Here I told him to move to the last event of this life;
“I am very old now. There are other people around. There are balloons in the room. As if it’s a birthday party. People are not sad. My daughter and grand kids are around. I am married to someone else. My ex-girl friend is also present. We remained good friends all these years. We still have a special bond. She confesses that she loved me all these years. She holds my hand and tries to assure me of her love. But I know that she couldn’t come to terms with my skin and face. I married some other woman. My wife is not around. Seems that she has already passed away. It’s a hospital room. Same night I die in my sleep. My last thoughts are that now I have a confirmation that she too loved me but I feel sad that nothing happened between us because of my face and skin.”
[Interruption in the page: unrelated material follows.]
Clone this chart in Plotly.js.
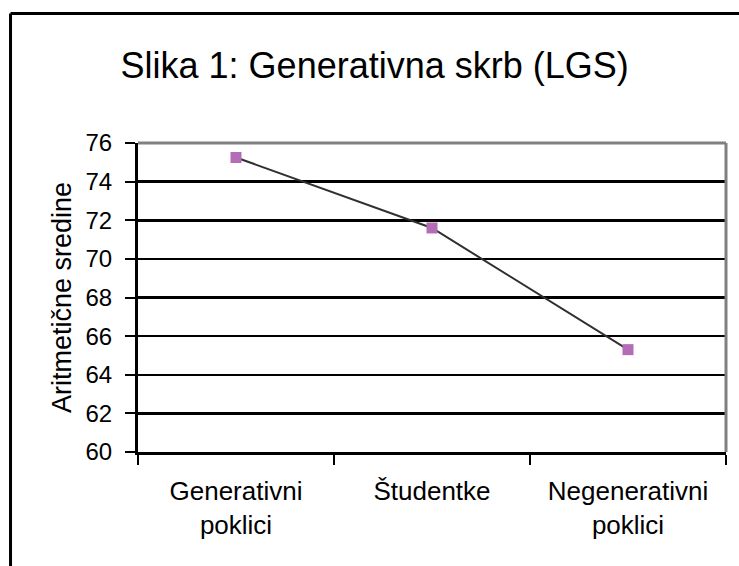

When I asked him that what lessons he learned in that life, he told me that he wants a connection beyond appearances. He doesn’t want any insecure feeling about his or someone else’s looks if the love is real:
“I wish to be accepted as I am even if I am imperfect. I need to learn to love my self first before anyone makes an opinion about my appearance. My skin is just a cocoon, which separates me from others. There is no reason for me or anyone else to suffer because of skin. That life was tough for me. I didn’t get what I wanted and suffered very much even though I died peacefully. In this life again when my girl friend left me, my acne problem flared up. Though I am attractive and good looking in this life but my acne problem has a huge bearing on my psyche and I again fear rejection because of that. I do not have enough confidence. I do not speak when I should. I fear taking initiatives when it comes to girls. I feel that I shouldn’t be in a relationship. I strongly believe that physical appearances should never interfere in matters of true love. After today I will stop looking for excuses and open myself for taking initiatives & loving and living life. I will accept what I am and will never be apologetic for that.”
Months later when he came for follow up sessions I found him beaming with joyful confidence. He told me that now his acne is going away and he is responding to the treatment as never before. He told me that he feels very confident and everyone around is noticing his positive attitude.